Is history particular of Jamaica Art just a matter of telling of those who have created without the why, when, how and what was represented in the creation especially in relevance to growth and development of individuals and the nation.
Surely it makes no sense to have a book about Jamaican artist with the main players being disgruntled, and those selecetd without wrath being the just supporters of a book simply because teir interst was sxerved. It’s time for team work as a nation if we are to project better internationally. WE speak of the music industry and its development, but to do the same for art breeds discontent, and I wonder when the images are so clearly depicted by several artists stroking in the tapestry of Jamaica’s history.

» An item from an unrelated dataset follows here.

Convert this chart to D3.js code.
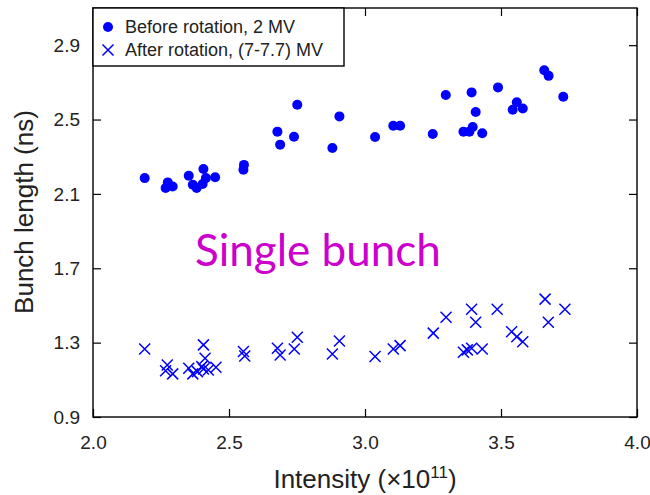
<!DOCTYPE html>
<html>
<head>
<meta charset="utf-8">
<script src="https://cdn.jsdelivr.net/npm/d3@7"></script>
<style>
    html, body { margin: 0; padding: 0; background: #fff; }
    svg { display: block; }
</style>
</head>
<body>
<div id="container"></div>
<script>
// intensity (x1e11) and bunch length (ns)
const beforeX = [2.19, 2.275, 2.267, 2.293, 2.352, 2.367, 2.381, 2.406, 2.415, 2.403, 2.449,
    2.555, 2.553, 2.678, 2.688, 2.751, 2.739, 2.906, 2.88, 3.037, 3.104, 3.129, 3.249, 3.297,
    3.362, 3.384, 3.396, 3.392, 3.407, 3.431, 3.489, 3.543, 3.558, 3.58, 3.659, 3.675, 3.729];
const beforeY = [2.185, 2.162, 2.132, 2.14, 2.198, 2.149, 2.132, 2.234, 2.185, 2.153, 2.19,
    2.256, 2.23, 2.435, 2.365, 2.58, 2.407, 2.517, 2.347, 2.406, 2.467, 2.467, 2.422, 2.632,
    2.435, 2.435, 2.46, 2.646, 2.541, 2.426, 2.673, 2.553, 2.593, 2.559, 2.765, 2.735, 2.623];

const afterX = [2.19, 2.273, 2.267, 2.293, 2.352, 2.367, 2.384, 2.406, 2.412, 2.4, 2.406, 2.424,
    2.452, 2.553, 2.558, 2.678, 2.688, 2.751, 2.74, 2.906, 2.88, 3.037, 3.104, 3.129, 3.251,
    3.298, 3.362, 3.376, 3.392, 3.392, 3.407, 3.431, 3.486, 3.539, 3.558, 3.58, 3.662, 3.674, 3.735];
const afterY = [1.266, 1.18, 1.149, 1.132, 1.162, 1.132, 1.144, 1.288, 1.216, 1.171, 1.158, 1.153,
    1.168, 1.252, 1.228, 1.27, 1.234, 1.329, 1.266, 1.309, 1.239, 1.225, 1.266, 1.284, 1.351,
    1.437, 1.248, 1.261, 1.27, 1.48, 1.41, 1.266, 1.48, 1.359, 1.332, 1.305, 1.534, 1.41, 1.48];

const xTicks = [2.0, 2.5, 3.0, 3.5, 4.0];
const yTicks = [0.9, 1.3, 1.7, 2.1, 2.5, 2.9];
const legendLabels = ["Before rotation, 2 MV", "After rotation, (7-7.7) MV"];

const width = 650, height = 495;
const margin = {top: 8, right: 13, bottom: 78, left: 93};
const blue = "#0000ff";
const font = "'Liberation Sans', Arial, sans-serif";

const x = d3.scaleLinear().domain([2.0, 4.0]).range([margin.left, width - margin.right]);
const y = d3.scaleLinear().domain([0.9, 3.1]).range([height - margin.bottom, margin.top]);

const svg = d3.select("div#container")
    .append("svg")
    .attr("width", width)
    .attr("height", height);

// axes with inward ticks, mirrored on the opposite sides
const styleAxis = g => {
    g.select(".domain").remove();
    g.selectAll(".tick line").attr("stroke", "#000").attr("stroke-width", 1.2);
    g.selectAll("text").attr("font-family", font).attr("font-size", 19).attr("fill", "#222");
};

svg.append("g")
    .attr("transform", `translate(0,${y.range()[0]})`)
    .call(d3.axisBottom(x).tickValues(xTicks).tickFormat(d3.format(".1f"))
        .tickSizeInner(-8).tickSizeOuter(0).tickPadding(19))
    .call(styleAxis);
svg.append("g")
    .attr("transform", `translate(0,${y.range()[1]})`)
    .call(d3.axisTop(x).tickValues(xTicks).tickFormat("")
        .tickSizeInner(-8).tickSizeOuter(0))
    .call(styleAxis);
svg.append("g")
    .attr("transform", `translate(${x.range()[0]},0)`)
    .call(d3.axisLeft(y).tickValues(yTicks).tickFormat(d3.format(".1f"))
        .tickSizeInner(-8).tickSizeOuter(0).tickPadding(13))
    .call(styleAxis);
svg.append("g")
    .attr("transform", `translate(${x.range()[1]},0)`)
    .call(d3.axisRight(y).tickValues(yTicks).tickFormat("")
        .tickSizeInner(-8).tickSizeOuter(0))
    .call(styleAxis);

svg.append("rect")
    .attr("x", x.range()[0])
    .attr("y", y.range()[1])
    .attr("width", x.range()[1] - x.range()[0])
    .attr("height", y.range()[0] - y.range()[1])
    .attr("fill", "none")
    .attr("stroke", "#000")
    .attr("stroke-width", 1.4);

const before = beforeX.map((d, i) => ({x: d, y: beforeY[i]}));
const after = afterX.map((d, i) => ({x: d, y: afterY[i]}));

svg.append("g")
    .attr("fill", blue)
    .selectAll()
    .data(before)
    .join("circle")
    .attr("cx", d => x(d.x))
    .attr("cy", d => y(d.y))
    .attr("r", 5);

const cross = "M-5.5,-5.5L5.5,5.5M-5.5,5.5L5.5,-5.5";
svg.append("g")
    .attr("stroke", blue)
    .attr("stroke-width", 1.5)
    .attr("fill", "none")
    .selectAll()
    .data(after)
    .join("path")
    .attr("transform", d => `translate(${x(d.x)},${y(d.y)})`)
    .attr("d", cross);

// legend
const legend = svg.append("g");
legend.append("rect")
    .attr("x", x.range()[0])
    .attr("y", y.range()[1])
    .attr("width", 251)
    .attr("height", 58)
    .attr("fill", "#fff")
    .attr("stroke", "#000")
    .attr("stroke-width", 1.4);
legend.append("circle")
    .attr("cx", 108).attr("cy", 27).attr("r", 5).attr("fill", blue);
legend.append("path")
    .attr("transform", "translate(108,50)")
    .attr("d", cross)
    .attr("stroke", blue).attr("stroke-width", 1.5);
legend.selectAll("text")
    .data(legendLabels)
    .join("text")
    .attr("x", 125)
    .attr("y", (d, i) => 33 + i * 23)
    .attr("font-family", font)
    .attr("font-size", 18)
    .attr("fill", "#222")
    .text(d => d);

// axis titles
svg.append("text")
    .attr("transform", "translate(33,212) rotate(-90)")
    .attr("text-anchor", "middle")
    .attr("font-family", font)
    .attr("font-size", 26)
    .attr("fill", "#222")
    .text("Bunch length (ns)");

const xTitle = svg.append("text")
    .attr("x", 365)
    .attr("y", 488)
    .attr("text-anchor", "middle")
    .attr("font-family", font)
    .attr("font-size", 26)
    .attr("fill", "#222");
xTitle.append("tspan").text("Intensity (\u00d710");
xTitle.append("tspan").attr("dy", -10).attr("font-size", 17).text("11");
xTitle.append("tspan").attr("dy", 10).text(")");

svg.append("text")
    .attr("x", 195)
    .attr("y", 266)
    .attr("font-family", "Lato, 'Open Sans', sans-serif")
    .attr("font-size", 44)
    .attr("fill", "#cc00cc")
    .text("Single bunch");
</script>
</body>
</html>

This year there is to be a retrospect on Barrington Watson, who himself at one time was pronounced as not being a ‘true painter’, but a graphic designer by persons who should be in the know. Well thank God they have gotten that right to see his significance on our art. I often wondred by a person of his fame, and the one rsponsible for art courses and exams at varied levels in school is not better promoted or taught in schools.
Does the CXC candidate for example know his significance to the CXC level examination. Does even the teachers who teach art.
Edna Manley is promoted as the mother of art, but intersting enough is te number of Jamaicans who seem to have been misinformed that she introduced att here, when she merely introduced formal art classes. This mirrors the told event that Christopher Columbus discovered Jamaica – but did he. After all he did find people living here, migrants from Latin America once described as Arawaks now written up as the Tainos who spoke ‘Arawak’.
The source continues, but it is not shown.